Field Support & Prepositioned Stocks: An Enduring Legacy

The Cold War was fraught with wonder, ingenuity, and a certain sense of mysterious danger as the two superpowers entered a stalemate of weapon development competition and stockpiling. Advancement in nuclear power, propulsion systems, and so much more led its development to the Cold War. It was within this period that wild theories were enabled, and the imagination was no limit of mortal man. However, far more worldly was the development of conventional warfare means.

In 1955, Ordnance Weapons Command (OWC) was activated with the mission of streamlining weapons research, development, and fielding along the lines of weapon commodities in the Ordnance Department. OWC owned the lifecycle of weapons in the U.S. Army from blueprints and drafting all the way to the weapon seeing action in the field. Within OWC and the subsequent Weapons Command (WECOM) (1962), were several research laboratories tasked with designing and developing everything from small arms to tanks.

There were four key laboratories operating in OWC and its subsequent incarnations from 1955 through 1973.These laboratories were the Airborne Systems Laboratory (ASL), the Small Arms Research Laboratory (SARL), the Bioengineering Laboratory (BIO), and the Artillery Systems Laboratory (ARL). From the late 1970s and into the early 1980s, these laboratories and sections were drawn down until they were totally realigned under a new command.

One of the first weapon systems fielded by ARL was the Triple Threat Weapon carriage that could cradle the 155-, 175-, and 203-mm guns and howitzers. These replaced the large T72 carriage mated to the T131 280-mm gun, known as Atomic Annie. Subsequent smaller systems included numerous modifications to the M101 105-mm howitzer and the then-new M102 105-mm howitzer in 1962.

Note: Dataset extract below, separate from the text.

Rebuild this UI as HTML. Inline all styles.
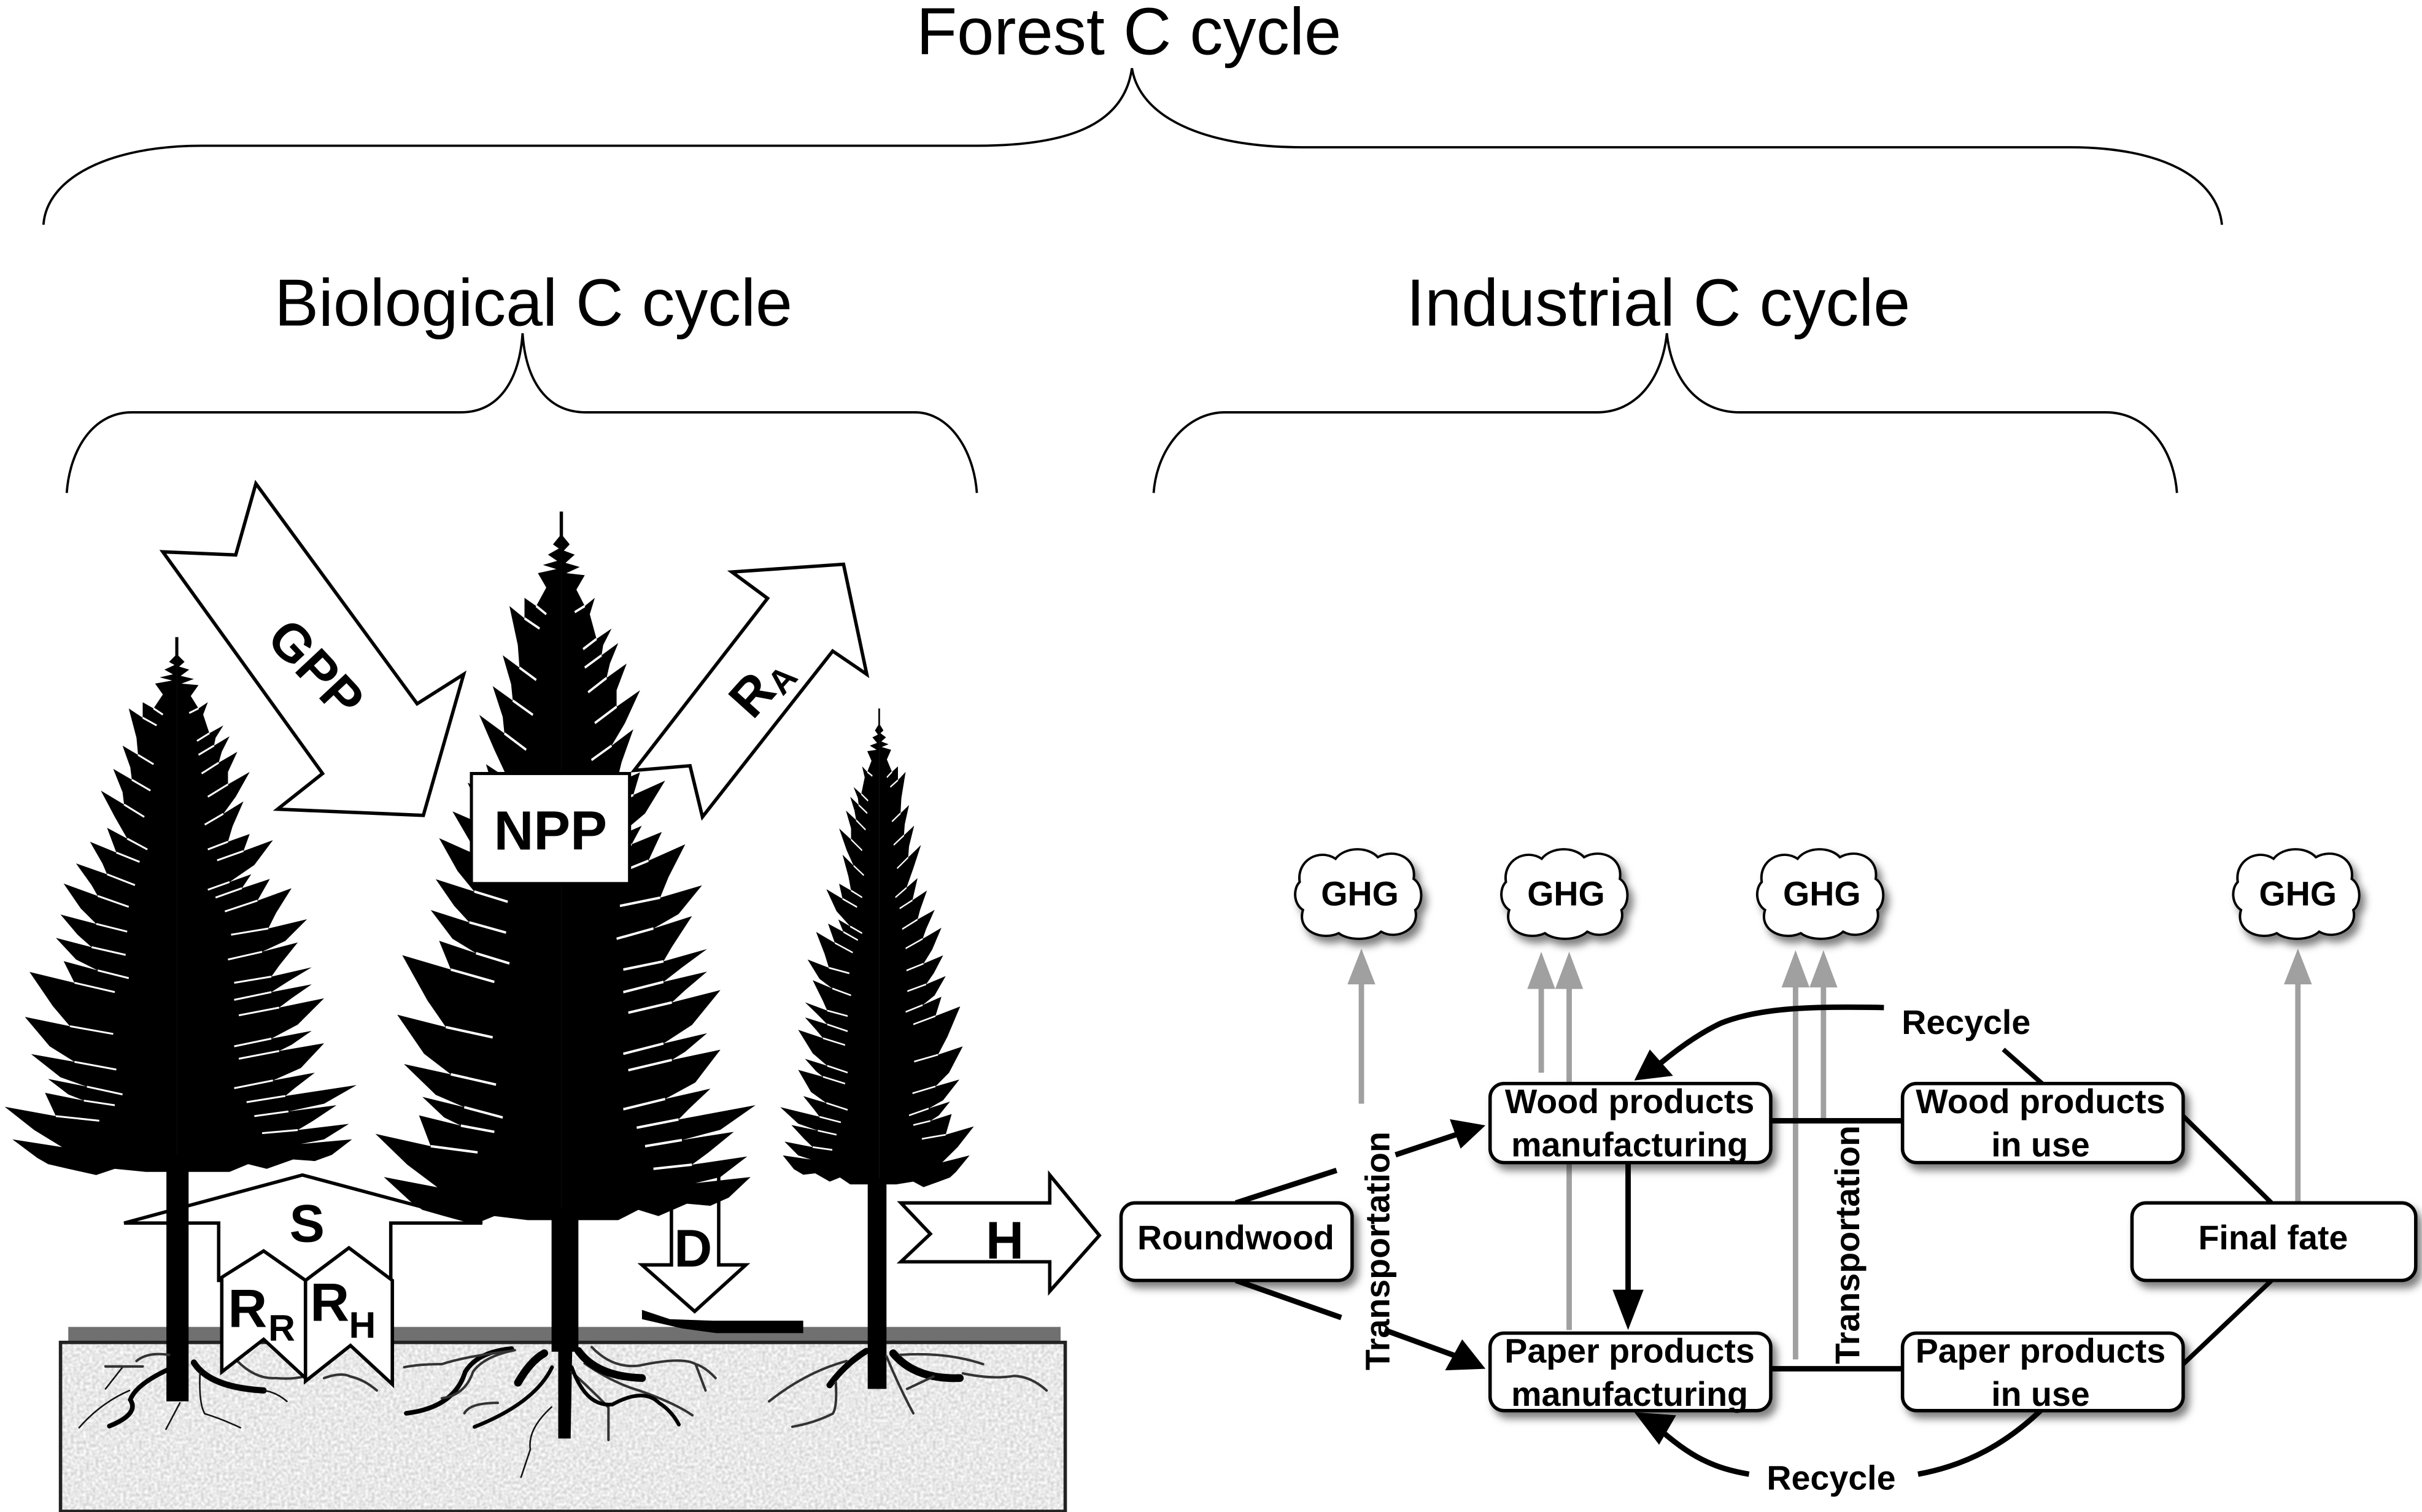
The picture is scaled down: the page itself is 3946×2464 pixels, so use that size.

SARL worked on design and development of the M14 rifle, the iconic weapon that accompanied many units in the Vietnam War. By the mid-1960s, SARL was also working on modifications and concepts for the replacement M16 rifle. Unilaterally, the small arms division worked on numerous other projects, including disposable magazines, combat shotguns, and new machine gun systems.

Other weapon systems and projects included airborne artillery platforms, that eventually birthed the armed variants of the Huey (AH-1 HueyCobra), AH-64 Apache, M198 155-mm Howitzer, and many others. Concepts were created for rotary towed rocket launchers, auxiliary powered artillery systems, tri-wheel carriages (co-opted with Lockheed), fire-less ammunition, rotary-borne artillery systems, and even weapon systems capable of use in outer space.

In 1973, these weapons laboratories were transferred to Rock Island Arsenal, where they were renamed the Thomas J. Rodman Weapons Laboratories. As missions transformed different sections and laboratories left Rock Island Arsenal and were allocated to other commands and installations. The transfer of this mission set was completed in 2018 when Army Materiel Command (AMC) was ordered to transfer the Research, Development, and Engineering Command (RDECOM) to Army Futures Command (AFC). Today, these functions belong to the Army Combat Capabilities Development Command (DEVCOM / CCDC), a major subordinate command (MSC) of AFC.